TASK DIRECTIONS:
Starting with the first line below, extract each line through the one that contains "from bokeh.resources import INLINE", inclusive, excluding pictures.

──────────────────────────────

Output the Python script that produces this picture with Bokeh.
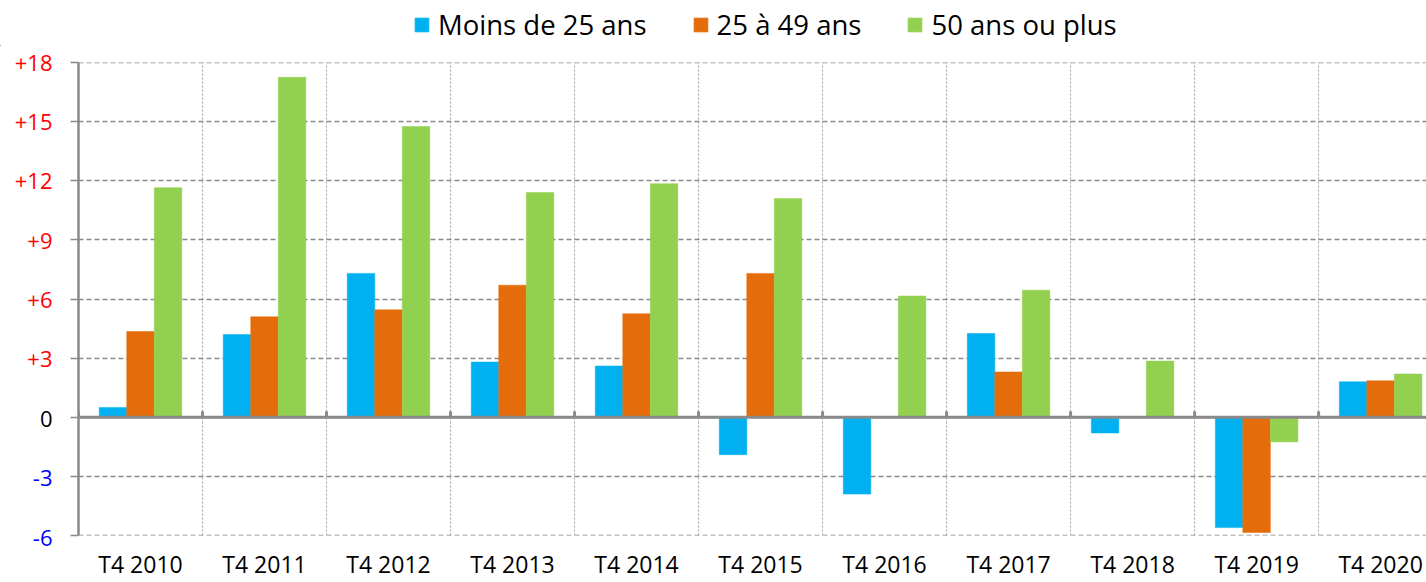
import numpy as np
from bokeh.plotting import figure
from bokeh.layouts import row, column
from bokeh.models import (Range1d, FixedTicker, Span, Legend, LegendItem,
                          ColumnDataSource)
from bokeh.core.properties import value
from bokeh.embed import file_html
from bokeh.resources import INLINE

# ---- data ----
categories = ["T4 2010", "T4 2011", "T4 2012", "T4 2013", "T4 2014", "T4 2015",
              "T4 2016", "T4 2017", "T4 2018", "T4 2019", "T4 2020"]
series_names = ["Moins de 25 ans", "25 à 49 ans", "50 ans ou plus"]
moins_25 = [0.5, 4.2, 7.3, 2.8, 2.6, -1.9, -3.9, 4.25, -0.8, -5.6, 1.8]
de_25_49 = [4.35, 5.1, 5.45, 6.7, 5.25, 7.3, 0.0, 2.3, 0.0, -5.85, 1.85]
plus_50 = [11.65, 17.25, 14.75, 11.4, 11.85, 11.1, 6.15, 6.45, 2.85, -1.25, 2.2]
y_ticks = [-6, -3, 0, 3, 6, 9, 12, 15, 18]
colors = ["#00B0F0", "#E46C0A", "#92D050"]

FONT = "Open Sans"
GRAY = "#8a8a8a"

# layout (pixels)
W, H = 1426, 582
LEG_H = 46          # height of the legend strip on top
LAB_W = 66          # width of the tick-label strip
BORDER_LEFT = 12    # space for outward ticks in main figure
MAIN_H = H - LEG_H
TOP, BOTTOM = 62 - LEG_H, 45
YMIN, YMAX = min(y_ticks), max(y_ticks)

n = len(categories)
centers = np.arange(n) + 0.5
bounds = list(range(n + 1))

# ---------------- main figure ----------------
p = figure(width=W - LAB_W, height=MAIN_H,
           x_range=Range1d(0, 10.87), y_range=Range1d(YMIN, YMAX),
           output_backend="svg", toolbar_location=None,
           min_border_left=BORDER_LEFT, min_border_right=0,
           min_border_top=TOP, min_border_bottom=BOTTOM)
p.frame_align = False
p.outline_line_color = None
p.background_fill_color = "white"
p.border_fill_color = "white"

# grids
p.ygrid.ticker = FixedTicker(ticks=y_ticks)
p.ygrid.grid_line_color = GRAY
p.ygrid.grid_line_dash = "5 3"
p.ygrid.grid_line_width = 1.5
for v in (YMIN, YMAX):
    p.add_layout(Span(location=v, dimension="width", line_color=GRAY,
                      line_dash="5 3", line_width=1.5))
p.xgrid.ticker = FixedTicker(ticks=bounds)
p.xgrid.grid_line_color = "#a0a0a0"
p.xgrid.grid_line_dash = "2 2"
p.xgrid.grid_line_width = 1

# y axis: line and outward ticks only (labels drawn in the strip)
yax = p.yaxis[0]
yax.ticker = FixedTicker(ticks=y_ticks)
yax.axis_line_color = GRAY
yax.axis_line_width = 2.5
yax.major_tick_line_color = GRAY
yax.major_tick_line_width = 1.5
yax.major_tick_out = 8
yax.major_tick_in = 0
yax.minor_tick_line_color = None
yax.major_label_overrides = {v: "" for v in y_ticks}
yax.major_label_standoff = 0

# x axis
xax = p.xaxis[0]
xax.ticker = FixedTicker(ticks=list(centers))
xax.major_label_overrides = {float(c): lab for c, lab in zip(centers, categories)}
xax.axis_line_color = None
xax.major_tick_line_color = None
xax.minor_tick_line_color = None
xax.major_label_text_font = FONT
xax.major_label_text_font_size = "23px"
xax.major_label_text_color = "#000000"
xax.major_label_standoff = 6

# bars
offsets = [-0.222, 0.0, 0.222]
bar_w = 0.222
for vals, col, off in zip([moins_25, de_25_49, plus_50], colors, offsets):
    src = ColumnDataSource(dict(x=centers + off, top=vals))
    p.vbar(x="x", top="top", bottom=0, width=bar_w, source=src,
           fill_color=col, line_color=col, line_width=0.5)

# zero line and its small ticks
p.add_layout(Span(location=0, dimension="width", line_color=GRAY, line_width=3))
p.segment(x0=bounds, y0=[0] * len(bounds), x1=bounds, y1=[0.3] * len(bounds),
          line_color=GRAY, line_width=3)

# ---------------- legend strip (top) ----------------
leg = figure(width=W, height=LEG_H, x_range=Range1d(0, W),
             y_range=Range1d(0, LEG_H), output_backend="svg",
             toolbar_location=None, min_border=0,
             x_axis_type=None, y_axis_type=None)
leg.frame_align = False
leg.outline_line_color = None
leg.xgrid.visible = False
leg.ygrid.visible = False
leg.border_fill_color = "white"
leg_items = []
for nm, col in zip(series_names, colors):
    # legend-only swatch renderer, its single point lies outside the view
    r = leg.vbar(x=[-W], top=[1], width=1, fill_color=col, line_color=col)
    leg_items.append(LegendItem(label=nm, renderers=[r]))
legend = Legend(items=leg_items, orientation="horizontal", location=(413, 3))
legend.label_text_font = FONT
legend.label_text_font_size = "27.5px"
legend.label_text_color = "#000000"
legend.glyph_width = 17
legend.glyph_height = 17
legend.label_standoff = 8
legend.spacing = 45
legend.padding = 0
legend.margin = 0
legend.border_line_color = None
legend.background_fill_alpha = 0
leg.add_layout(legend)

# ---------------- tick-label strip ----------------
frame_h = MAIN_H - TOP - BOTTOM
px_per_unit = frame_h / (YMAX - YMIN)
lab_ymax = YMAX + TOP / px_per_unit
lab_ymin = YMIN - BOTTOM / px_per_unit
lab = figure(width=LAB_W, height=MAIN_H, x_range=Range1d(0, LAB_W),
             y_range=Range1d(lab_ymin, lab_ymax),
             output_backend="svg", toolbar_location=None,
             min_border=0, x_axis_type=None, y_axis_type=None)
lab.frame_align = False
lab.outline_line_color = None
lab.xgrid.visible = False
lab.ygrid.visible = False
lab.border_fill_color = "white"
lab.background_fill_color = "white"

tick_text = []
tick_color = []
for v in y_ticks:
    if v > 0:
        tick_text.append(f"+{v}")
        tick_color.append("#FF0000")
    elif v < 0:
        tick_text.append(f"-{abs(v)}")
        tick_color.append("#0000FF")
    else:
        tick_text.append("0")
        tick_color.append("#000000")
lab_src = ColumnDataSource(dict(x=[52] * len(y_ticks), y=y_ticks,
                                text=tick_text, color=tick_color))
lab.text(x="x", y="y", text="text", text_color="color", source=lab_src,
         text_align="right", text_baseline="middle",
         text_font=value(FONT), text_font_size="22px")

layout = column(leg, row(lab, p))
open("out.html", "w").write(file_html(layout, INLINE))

──────────────────────────────

SOLUTION TO THIS TASK:
Output the Python script that produces this picture with Bokeh.
import numpy as np
from bokeh.plotting import figure
from bokeh.layouts import row, column
from bokeh.models import (Range1d, FixedTicker, Span, Legend, LegendItem,
                          ColumnDataSource)
from bokeh.core.properties import value
from bokeh.embed import file_html
from bokeh.resources import INLINE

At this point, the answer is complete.